Neoclassical Bass Shredding

Imagine you're forming a band with the intention of playing some good old metal. Typically, you follow in the footsteps of the classic bands like Iron Maiden or Judas Priest and recruit an over-the-top vocalist, dual lead guitars and a rhythm section. Well Aresz went for a slightly different approach. Instead of dual lead guitars, why not have a dual lead guitar and bass? This idea lead to the bizarre instrumentation of a lead guitarist, lead bassist, rhythm bassist, drummer and vocalist. 6 string lead bassist virtuoso, Syoi, is actually more subtle than you'd expect and the album's main focus is on delivering headbangable heavy metal.

The guitar here has a very thick, heavy tone, but the music itself is mostly heavy metal with some power and thrash moments here and there. Despite the whole two bassist thing, the driving force of the song is mostly guitarist, Natsuki, who lays down plenty of tasteful riffs and solos. Most of the musical frills come from Syoi who plays a lot of weird tapping melodies to complement the guitar riffs and also contributes in lots of solo sections. As the title alludes, much of the soloing (in both the guitar and bass) is neoclassical in style as typical of Japan. The other bassist, Masami, just plays your regular-old 4 string and mostly follows to rhythm to give a thick undertone. However if you listen closely, you'll notice that there are times where he contributes his own lines but it's much less flashy than the other two guys.
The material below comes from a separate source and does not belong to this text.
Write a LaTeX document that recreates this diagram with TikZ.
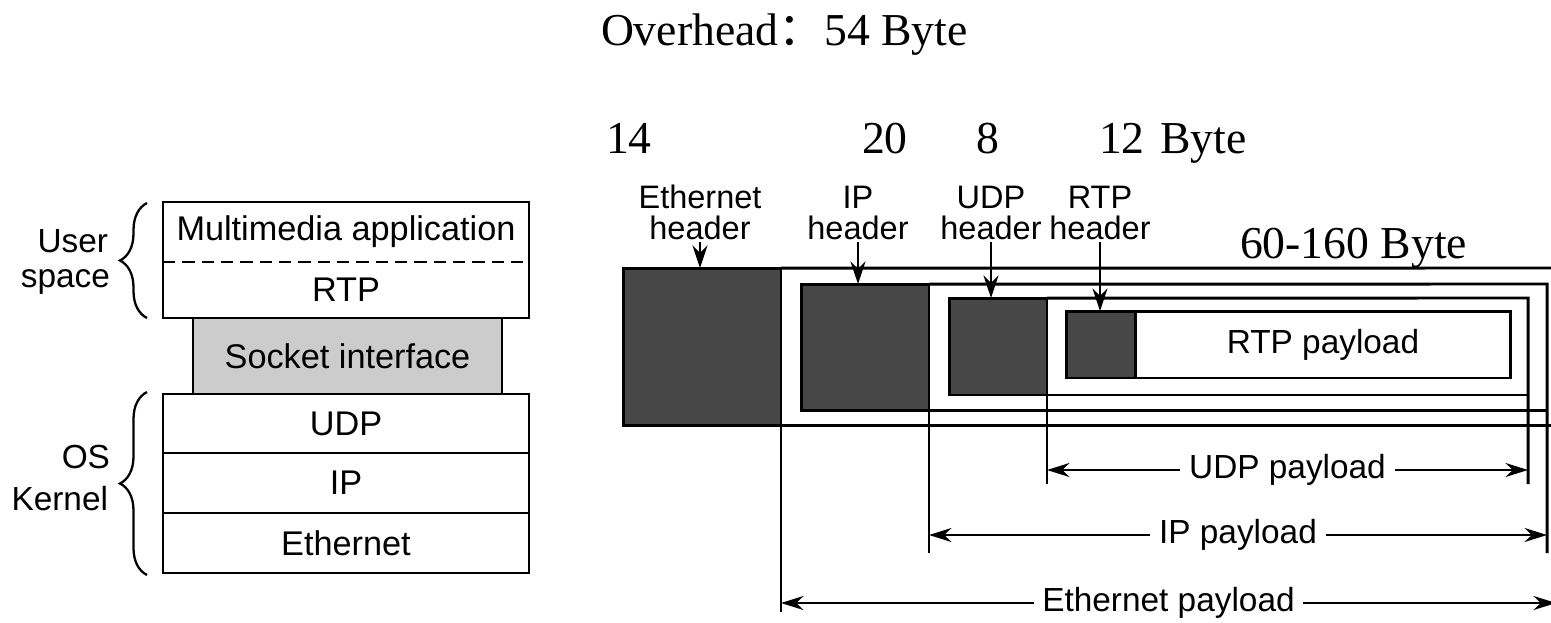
\documentclass[tikz,border=0pt]{standalone}
\usepackage{fontspec}
\setmainfont{Liberation Serif}
\setsansfont{Liberation Sans}
\newfontfamily\cjk{Noto Sans CJK SC}
\usetikzlibrary{arrows.meta, decorations.pathreplacing}

\begin{document}
\begin{tikzpicture}[x=0.02cm, y=-0.02cm,
    every node/.style={outer sep=0pt},
    layer/.style={rectangle, minimum width=7.32cm, inner sep=0pt, font=\sffamily\fontsize{19.5}{22}\selectfont},
    hdr/.style={rectangle, draw, line width=1.7pt, fill=black!72, inner sep=0pt},
    lbl/.style={align=center, inner sep=1pt, font=\sffamily\fontsize{18.5}{18}\selectfont},
    side/.style={inner sep=0pt, font=\sffamily\fontsize{19}{22}\selectfont},
    num/.style={inner sep=0pt, font=\fontsize{26}{30}\selectfont},
    frame/.style={line width=1.7pt},
    curly/.style={decorate, decoration={brace, amplitude=0.54cm}, line width=1.3pt},
    ptr/.style={-{Stealth[length=4.5mm, width=3mm]}, line width=1.4pt},
    dim/.style={{Stealth[length=4.5mm, width=2.8mm]}-{Stealth[length=4.5mm, width=2.8mm]}, line width=1.4pt},
    dimtext/.style={fill=white, inner xsep=5pt, inner ysep=1pt, font=\sffamily\fontsize{19}{22}\selectfont}
]
    \useasboundingbox (0,0) rectangle (1551,622);

    % Protocol stack
    \node[layer, draw, line width=1.5pt, fill=black!20, minimum width=6.18cm, minimum height=1.52cm] (socket) at (347.5,356) {Socket interface};
    \node[layer, minimum height=1.2cm] (app) at (346,232) {Multimedia application};
    \node[layer, minimum height=1.12cm] (rtp) at (346,290) {RTP};
    \draw[line width=1.5pt] (app.north west) rectangle (rtp.south east);
    \draw[dash pattern=on 7pt off 4pt, line width=1.2pt] (app.south west) -- (app.south east);
    \node[layer, draw, line width=1.5pt, minimum height=1.18cm] (udp) at (346,423.5) {UDP};
    \node[layer, draw, line width=1.5pt, minimum height=1.2cm] (ip) at (346,483) {IP};
    \node[layer, draw, line width=1.5pt, minimum height=1.2cm] (eth) at (346,543) {Ethernet};

    % Braces
    \draw[curly] (147,318) -- (147,203);
    \draw[curly] (147,575) -- (147,392);
    \node[side, anchor=base east] (user) at (108,252) {User};
    \node[side, anchor=base east] (space) at (110,287) {space};
    \node[side, anchor=base east] (os) at (110,468) {OS};
    \node[side, anchor=base east] (kernel) at (108,510) {Kernel};

    % Byte counts
    \node[num, anchor=base west] (ovh) at (601,45) {Overhead{\cjk ：}54 Byte};
    \node[num, anchor=base west] (n14) at (606,153) {14};
    \node[num, anchor=base west] (n20) at (862,153) {20};
    \node[num, anchor=base west] (n8) at (976,153) {8};
    \node[num, anchor=base west] (n12) at (1099,153) {12};
    \node[num, anchor=base west] (byte) at (1160,153) {Byte};
    \node[num, anchor=base west] (payb) at (1240,258) {60-160 Byte};

    % Packet headers
    \node[hdr, minimum width=3.16cm, minimum height=3.16cm] (ethhdr) at (702,347) {};
    \node[hdr, minimum width=2.56cm, minimum height=2.54cm] (iphdr) at (865,347.5) {};
    \node[hdr, minimum width=1.96cm, minimum height=1.94cm] (udphdr) at (998,346.5) {};
    \node[hdr, minimum width=1.38cm, minimum height=1.34cm] (rtphdr) at (1100.5,344.5) {};
    \node[rectangle, draw, line width=1.7pt, minimum width=7.52cm, minimum height=1.34cm, anchor=west, font=\sffamily\fontsize{19}{22}\selectfont] (rtppay) at (rtphdr.east) {RTP payload};

    \node[lbl, anchor=south] (ethlbl) at (700,242) {Ethernet\\header};
    \node[lbl, anchor=south] (iplbl) at (858,242) {IP\\header};
    \node[lbl, anchor=south] (udplbl) at (991,242) {UDP\\header};
    \node[lbl, anchor=south] (rtplbl) at (1100,242) {RTP\\header};
    \draw[ptr] (ethlbl.south) -- (ethlbl.south |- ethhdr.north);
    \draw[ptr] (iplbl.south) -- (iplbl.south |- iphdr.north);
    \draw[ptr] (udplbl.south) -- (udplbl.south |- udphdr.north);
    \draw[ptr] (rtplbl.south) -- (rtplbl.south |- rtphdr.north);

    % Frames
    \coordinate (ethR) at (1556,268);
    \coordinate (ipR) at (1547,284);
    \coordinate (udpR) at (1528,298);
    \draw[frame] (ethhdr.north east) -- (ethR);
    \draw[frame] (ethhdr.south east) -- (ethR |- ethhdr.south);
    \draw[frame] (iphdr.north east) -- (ipR) -- ++(0,269);
    \draw[frame] (iphdr.south east) -- (ipR |- iphdr.south);
    \draw[frame] (udphdr.north east) -- (udpR) -- ++(0,186);
    \draw[frame] (udphdr.south east) -- (udpR |- udphdr.south);
    \draw[frame] (ethhdr.south east) -- ++(0,186);
    \draw[frame] (iphdr.south east) -- ++(0,142);
    \draw[frame] (udphdr.south east) -- ++(0,89);

    % Payload spans
    \coordinate (lvudp) at (0,470);
    \coordinate (lvip) at (0,535);
    \coordinate (lveth) at (0,603);
    \draw[dim] (udphdr.south east |- lvudp) -- node[dimtext] {UDP payload} (udpR |- lvudp);
    \draw[dim] (iphdr.south east |- lvip) -- node[dimtext] {IP payload} (ipR |- lvip);
    \draw[dim] (ethhdr.south east |- lveth) -- node[dimtext] {Ethernet payload} (ethR |- lveth);
\end{tikzpicture}
\end{document}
Another interesting feature is vocalist Rumiko. Aresz are a female-fronted band, but don't let that fool you. Rumiko's vocal delivery is very aggressive, gritty and rough much to my surprise. She's still obviously female, but there's no piercing high notes to be found here. She stays pretty solidly in the lower range. Her voice is pretty unique and has tons of character, so there's really no complaints from me. It's just a surprising contrast to most of her fellow countrywomen. A variety of session drummers were used, but it's all pretty similar in style to me: highly aggressive and full of flashy fills.

But ultimately, the real staying power lies with the guitar and gaudy bass playing. The combination of the riffs and unique bass ornamentation really makes Aresz stand out. There's a few moments on the album where the duo lay off the heavy attack and go for a weird spacey vibe while noodling around on their instruments. Occasionally, keyboards/synthesizers pop in to give some background ambiance. Those calmer moments work quite well, but most of album is really just about awesome, heavy riffs and awesome solos. Production-wise, everything is thick and loud to match the rocking vibe the band has going on. My main complaint is that the mix is often a bit muddy and picking out all of details in the instrument playing is not easy. But otherwise, Aresz has created an excellent slab of fairly unique heavy metal.